Pas le moins du monde. Ce sont des gens comme vous et moi, ni meilleurs ni pires que les autres ; quelquefois pires.
Quand les jeunes de la caste des riches ont, tant bien que mal, terminé, dans les lycées, aux frais des pauvres, ce qu’ils appellent leurs études ; quand ils ont, à force de recommandations, satisfait à des examens, et obtenu, à force de filouteries, un diplôme, estampillé par l’État, qui les déclare supérieurs au reste des hommes, — leurs engendreurs s’assemblent, perplexes, et disent : « Qu’allons-nous faire de notre héritier ? » L’héritier, qui n’a pas de goût pour les labeurs utiles, et qui veut, à l’instar de ses parents, vivre aux dépens de la masse, répond parfois : « Je veux être assassin. » Alors il entre, sous la tutelle du gouvernement, à Saint-Cyr ou à Polytechnique. D’autres fois il répond : « Je veux faire mon droit. »
Faire « son droit », c’est le rêve de tous les jeunes bourgeois sans vocation et sans idéal, cœurs secs et cerveaux vides, heureux de passer sur les trottoirs du « quartier latin » de bonnes années de paresse et de noce. C’est aussi le rêve des petits ambitieux, futurs mangeurs d’hommes, herbe mauvaise et vivace de politiciens et de gouvernants.
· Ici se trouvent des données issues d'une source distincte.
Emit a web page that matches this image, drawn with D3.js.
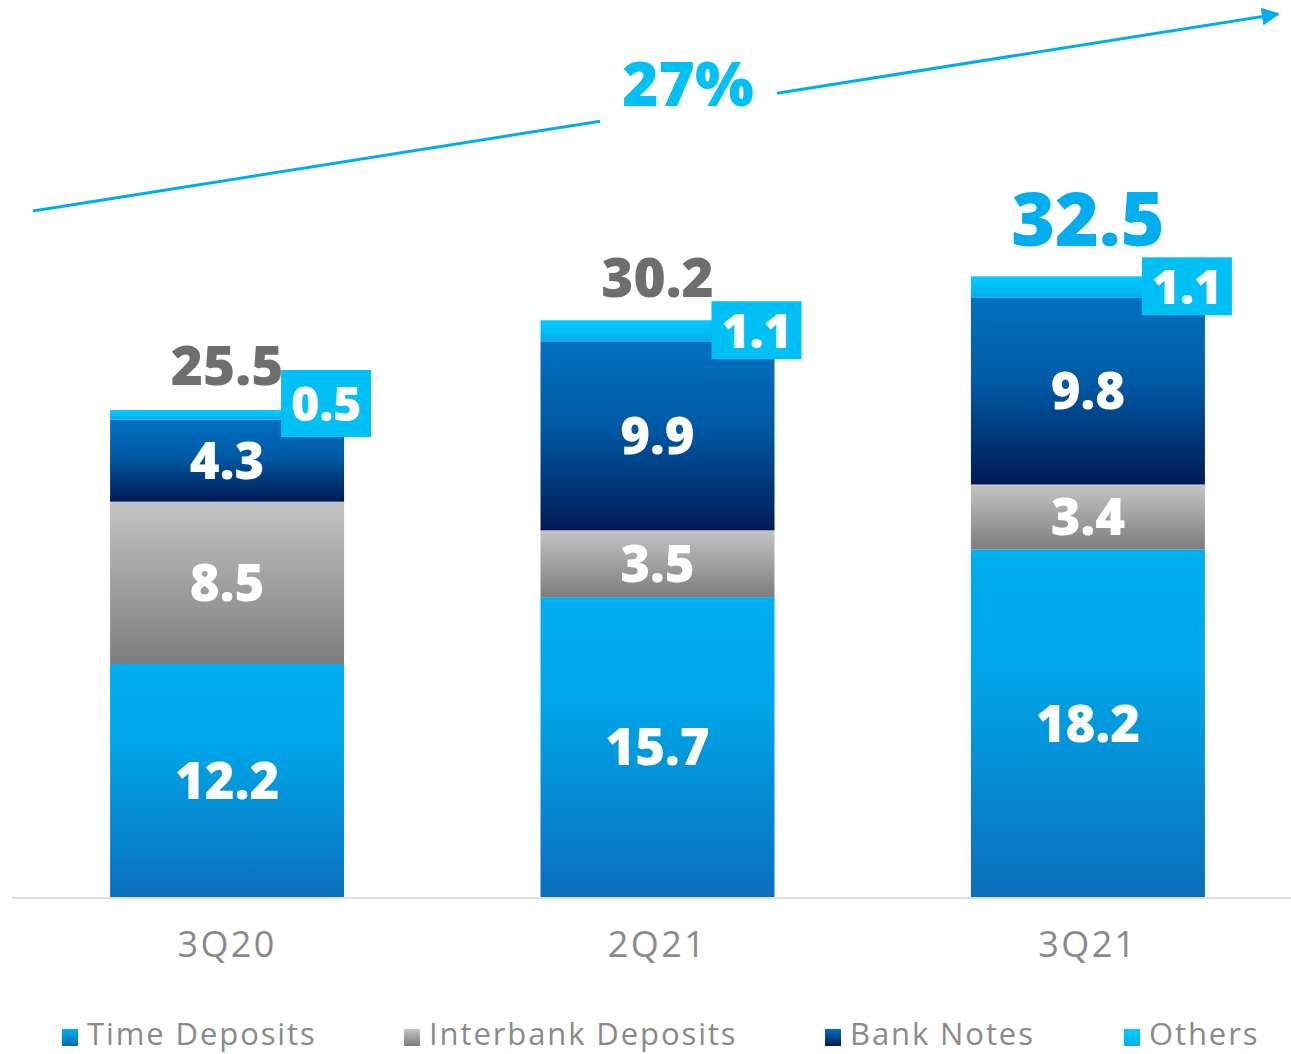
<!DOCTYPE html>
<html>
<head>
<meta charset="utf-8">
<script src="https://cdn.jsdelivr.net/npm/d3@7"></script>
<style>
  html, body { margin: 0; padding: 0; background: #fff; }
  svg { display: block; }
</style>
</head>
<body>
<svg id="chart" width="1291" height="1054"></svg>
<script>
// Funding mix by quarter (R$ bn)
const categories = ["3Q20", "2Q21", "3Q21"];
const seriesNames = ["Time Deposits", "Interbank Deposits", "Bank Notes", "Others"];
const timeDeposits = [12.2, 15.7, 18.2];
const interbankDeposits = [8.5, 3.5, 3.4];
const bankNotes = [4.3, 9.9, 9.8];
const others = [0.5, 1.1, 1.1];
const totals = [25.5, 30.2, 32.5];
const growthLabel = "27%";

const W = 1291, H = 1054;
const svg = d3.select("#chart");
const boldFont = "'Open Sans', 'DejaVu Sans', sans-serif";

const rows = categories.map((c, i) => ({
  cat: c,
  "Time Deposits": timeDeposits[i],
  "Interbank Deposits": interbankDeposits[i],
  "Bank Notes": bankNotes[i],
  "Others": others[i]
}));
const stacked = d3.stack().keys(seriesNames)(rows);

const x = d3.scaleBand().domain(categories).range([24, 1291]).paddingInner(0.4564).paddingOuter(0.2);
const y = d3.scaleLinear().domain([0, 25.5]).range([897, 410]);

// vertical gradients for each series
const gradStops = {
  "Time Deposits": [["0%", "#00AEEF"], ["35%", "#00A6E8"], ["100%", "#0A6EBE"]],
  "Interbank Deposits": [["0%", "#C4C4C4"], ["100%", "#7D7D7D"]],
  "Bank Notes": [["0%", "#0072C1"], ["45%", "#005AA5"], ["100%", "#001A55"]],
  "Others": [["0%", "#00CCFF"], ["100%", "#00AEEF"]]
};
const legendGradStops = {
  "Time Deposits": [["0%", "#00AEEF"], ["100%", "#0068B8"]],
  "Interbank Deposits": [["0%", "#C4C4C4"], ["100%", "#7D7D7D"]],
  "Bank Notes": [["0%", "#0072C1"], ["100%", "#001A55"]],
  "Others": [["0%", "#00CCFF"], ["100%", "#00B0F0"]]
};
const defs = svg.append("defs");
function addGrad(id, stops) {
  const g = defs.append("linearGradient").attr("id", id)
    .attr("x1", 0).attr("y1", 0).attr("x2", 0).attr("y2", 1);
  stops.forEach(s => g.append("stop").attr("offset", s[0]).attr("stop-color", s[1]));
}
seriesNames.forEach((k, i) => {
  addGrad("g" + i, gradStops[k]);
  addGrad("lg" + i, legendGradStops[k]);
});

// baseline
svg.append("line")
  .attr("x1", 12).attr("x2", 1291)
  .attr("y1", y(0) + 1).attr("y2", y(0) + 1)
  .attr("stroke", "#DEDEDE").attr("stroke-width", 2);

// stacked bars
stacked.forEach((s, si) => {
  svg.append("g").selectAll("rect").data(s).join("rect")
    .attr("x", d => x(d.data.cat))
    .attr("width", x.bandwidth())
    .attr("y", d => y(d[1]))
    .attr("height", d => y(d[0]) - y(d[1]))
    .attr("fill", `url(#g${si})`);
});

// segment value labels (first three series, inside bars)
stacked.slice(0, 3).forEach(s => {
  svg.append("g").selectAll("text").data(s).join("text")
    .attr("x", d => x(d.data.cat) + x.bandwidth() / 2)
    .attr("y", d => (y(d[0]) + y(d[1])) / 2)
    .attr("dy", "0.36em")
    .attr("text-anchor", "middle")
    .attr("font-family", boldFont)
    .attr("font-weight", 800)
    .attr("font-size", 51)
    .attr("fill", "#fff")
    .text(d => (d[1] - d[0]).toFixed(1));
});

// "Others" callout boxes at the upper right of each bar
const boxW = 90;
const boxGeom = [{ top: -40, h: 67 }, { top: -19, h: 58 }, { top: -19, h: 58 }];
const boxes = svg.append("g").selectAll("g").data(stacked[3]).join("g");
boxes.append("rect")
  .attr("x", d => x(d.data.cat) + x.bandwidth() - 63)
  .attr("y", (d, i) => y(d[1]) + boxGeom[i].top)
  .attr("width", boxW)
  .attr("height", (d, i) => boxGeom[i].h)
  .attr("fill", "#00C0F6");
boxes.append("text")
  .attr("x", d => x(d.data.cat) + x.bandwidth() - 63 + boxW / 2)
  .attr("y", (d, i) => y(d[1]) + boxGeom[i].top + boxGeom[i].h / 2)
  .attr("dy", "0.36em")
  .attr("text-anchor", "middle")
  .attr("font-family", boldFont)
  .attr("font-weight", 800)
  .attr("font-size", 48)
  .attr("fill", "#fff")
  .text(d => (d[1] - d[0]).toFixed(1));

// totals above bars
const totalStyle = [
  { size: 55, color: "#6E6E6E", off: 25 },
  { size: 55, color: "#6E6E6E", off: 23 },
  { size: 75, color: "#00AEEF", off: 30 }
];
svg.append("g").selectAll("text").data(totals).join("text")
  .attr("x", (d, i) => x(categories[i]) + x.bandwidth() / 2)
  .attr("y", (d, i) => y(d) - totalStyle[i].off)
  .attr("text-anchor", "middle")
  .attr("font-family", boldFont)
  .attr("font-weight", 800)
  .attr("font-size", (d, i) => totalStyle[i].size)
  .attr("fill", (d, i) => totalStyle[i].color)
  .text(d => d.toFixed(1));

// category axis
const xAxis = svg.append("g")
  .attr("transform", `translate(0,${y(0)})`)
  .call(d3.axisBottom(x).tickSize(0).tickPadding(34));
xAxis.select(".domain").remove();
xAxis.selectAll("text")
  .attr("font-family", "'Open Sans', sans-serif")
  .attr("font-weight", 400)
  .attr("font-size", 36)
  .attr("letter-spacing", 2.4)
  .attr("fill", "#8A8A8A");

// growth arrow with gap for label
const arrowColor = "#00AEEF";
defs.append("marker").attr("id", "arrowHead")
  .attr("viewBox", "0 0 10 10").attr("refX", 9).attr("refY", 5)
  .attr("markerWidth", 6).attr("markerHeight", 6).attr("orient", "auto")
  .attr("markerUnits", "strokeWidth")
  .append("path").attr("d", "M0,0L10,5L0,10Z").attr("fill", arrowColor);
const ax0 = 33, ay0 = 211, ax1 = 1278, ay1 = 14;
const lineY = xx => ay0 + (ay1 - ay0) * (xx - ax0) / (ax1 - ax0);
svg.append("line")
  .attr("x1", ax0).attr("y1", ay0).attr("x2", 600).attr("y2", lineY(600))
  .attr("stroke", arrowColor).attr("stroke-width", 3);
svg.append("line")
  .attr("x1", 777).attr("y1", lineY(777)).attr("x2", ax1).attr("y2", ay1)
  .attr("stroke", arrowColor).attr("stroke-width", 3)
  .attr("marker-end", "url(#arrowHead)");
svg.append("text")
  .attr("x", 688).attr("y", 106)
  .attr("text-anchor", "middle")
  .attr("font-family", boldFont)
  .attr("font-weight", 800)
  .attr("font-size", 62)
  .attr("fill", "#00C0F6")
  .text(growthLabel);

// legend
const legendX = [62, 404, 825, 1124];
const legend = svg.append("g").selectAll("g").data(seriesNames).join("g")
  .attr("transform", (d, i) => `translate(${legendX[i]},1029)`);
legend.append("rect")
  .attr("width", 16).attr("height", 17)
  .attr("fill", (d, i) => `url(#lg${i})`);
legend.append("text")
  .attr("x", 25).attr("y", 16)
  .attr("font-family", "'Open Sans', sans-serif")
  .attr("font-size", 31)
  .attr("letter-spacing", 1.9)
  .attr("fill", "#8A8A8A")
  .text(d => d);
</script>
</body>
</html>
Leur principale occupation sera de boire, avec ostentation, en compagnie de malheureuses femmes condamnées pour vivre à louer leur corps aux passants. Ils les méprisent et elles les méprisent ; mais ils s’affichent avec elles aux terrasses des cafés, afin de faire croire à tous qu’ils sont des hommes. Souvent ils font pis ; ils s’amusent quelque temps de filles du peuple, pauvres petites âmes vouées à toutes les tentations, les rendent mères et les abandonnent, — les poussant négligemment au suicide ou à la honte, au fleuve et au ruisseau.
Aux jours d’effervescence sociale, ils se plaisent encore à briser quelques vitres, à faire tout le bruit qu’ils peuvent, acclamant ou conspuant quelque chose. Quoi ? ils n’en savent trop rien, répétant ce qu’ils entendent dans leurs familles ou ce qu’ils lisent dans les gazettes. Mais, d’instinct, ils sont toujours contre le peuple ; et s’ils se trouvent acclamer une bonne cause, c’est bien par hasard.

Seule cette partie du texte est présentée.